Тем временем подрастала новая интеллигенция, хотя и советского разлива, но обученная еще той, дореволюционной. Сейчас принято говорить о страшном снижении уровня высшего образования в межвоенные годы из-за прилива в вузы рабфаковцев и деревенской молодежи. Снижение, бесспорно, было, но далеко не такое, как обычно утверждают. Научная и образовательная преемственность оказалась, к счастью, не вполне нарушенной, нить чудом не разорвалась.
Надо ясно понимать: только сохранение инженерных, технических и научных школ обеспечило возрождение в стране промышленности и тем спасло нас от военного поражения и необратимой национальной катастрофы в 1941-42 годах. Как и в 1915 году, русская артиллерия оставалась лучшей в мире в 1935-м и в 1945-м — просто потому что, к счастью, основная часть конструкторов-артиллеристов не покинула страну во время гражданской войны. Так же, как и паровозостроителей, металлургов, химиков, электротехников, двигателистов. И так далее.
Любая медаль имеет две стороны. Безусловно, интеллигенция помогла кровавому большевизму удержаться у власти. Но с тем же правом мы можем сказать и другое: основная часть научной, технической и военной интеллигенции не бросила горящий и тонущий корабль России, она осталась спасать его, жертвуя лучшими из лучших в своих рядах.
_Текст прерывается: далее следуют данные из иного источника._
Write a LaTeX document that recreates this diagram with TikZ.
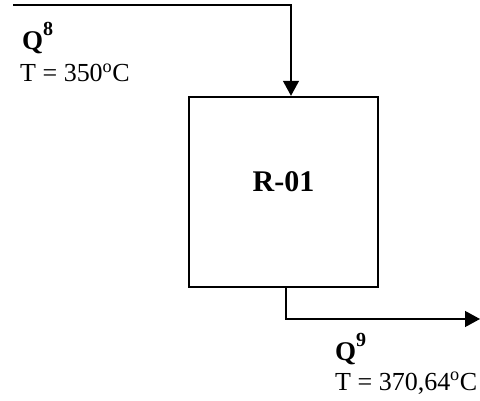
\documentclass[tikz,border=0pt]{standalone}
\usepackage{fontspec}
\setmainfont{Liberation Serif}
\usepackage{tikz}
\usetikzlibrary{positioning,arrows.meta}
\newcommand{\streamQ}[1]{{\fontsize{27}{30}\selectfont\bfseries Q\raisebox{14pt}{\fontsize{20}{20}\selectfont\bfseries #1}}}

\begin{document}
\begin{tikzpicture}[x=1pt,y=-1pt,
    flow/.style={line width=1.3pt,-{Triangle[width=16pt,length=15pt]}},
    unit/.style={draw,line width=2.4pt,minimum width=189pt,minimum height=190pt,inner sep=0pt},
    tag/.style={inner sep=0pt,font=\fontsize{30}{34}\selectfont\bfseries},
    lbl/.style={anchor=base west,inner sep=0pt,font=\fontsize{26}{30}\selectfont}]
    \useasboundingbox (0,0) rectangle (480,401);
    \node[unit] (reactor) at (283.5,192) {};
    \node[tag] (name) at ([yshift=10pt]reactor.center) {R-01};
    \coordinate (feed) at (13,5);
    \coordinate (product) at (480,319);
    \draw[flow] (feed) -| ([xshift=7.5pt]reactor.north);
    \draw[flow] ([xshift=2.5pt]reactor.south) |- (product);
    \node[lbl] (q8) at (22,50) {\streamQ{8}};
    \node[lbl] (t8) at (20,82) {T = 350\textsuperscript{o}C};
    \node[lbl] (q9) at (335,360) {\streamQ{9}};
    \node[lbl] (t9) at (335,390) {T = 370,64\textsuperscript{o}C};
\end{tikzpicture}
\end{document}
И в конечном счете спасла. Когда встает вопрос о том, кто самый главный победитель фашизма, помните правильный ответ: это тоже она.
Пикник на обочине
Если вплоть до 1941 года могло показаться, что советский проект предусматривает появление чего-то вроде «меритократии» — то есть сословия людей, привилегированных благодаря своей полезности обществу, то после войны стало ясно: ничего такого ждать нечего, рабочие будут получать больше инженеров. Исключение было сделано лишь для академической верхушки. Основные же привилегии, если говорить об интеллигенции, достались так называемым творческим работникам.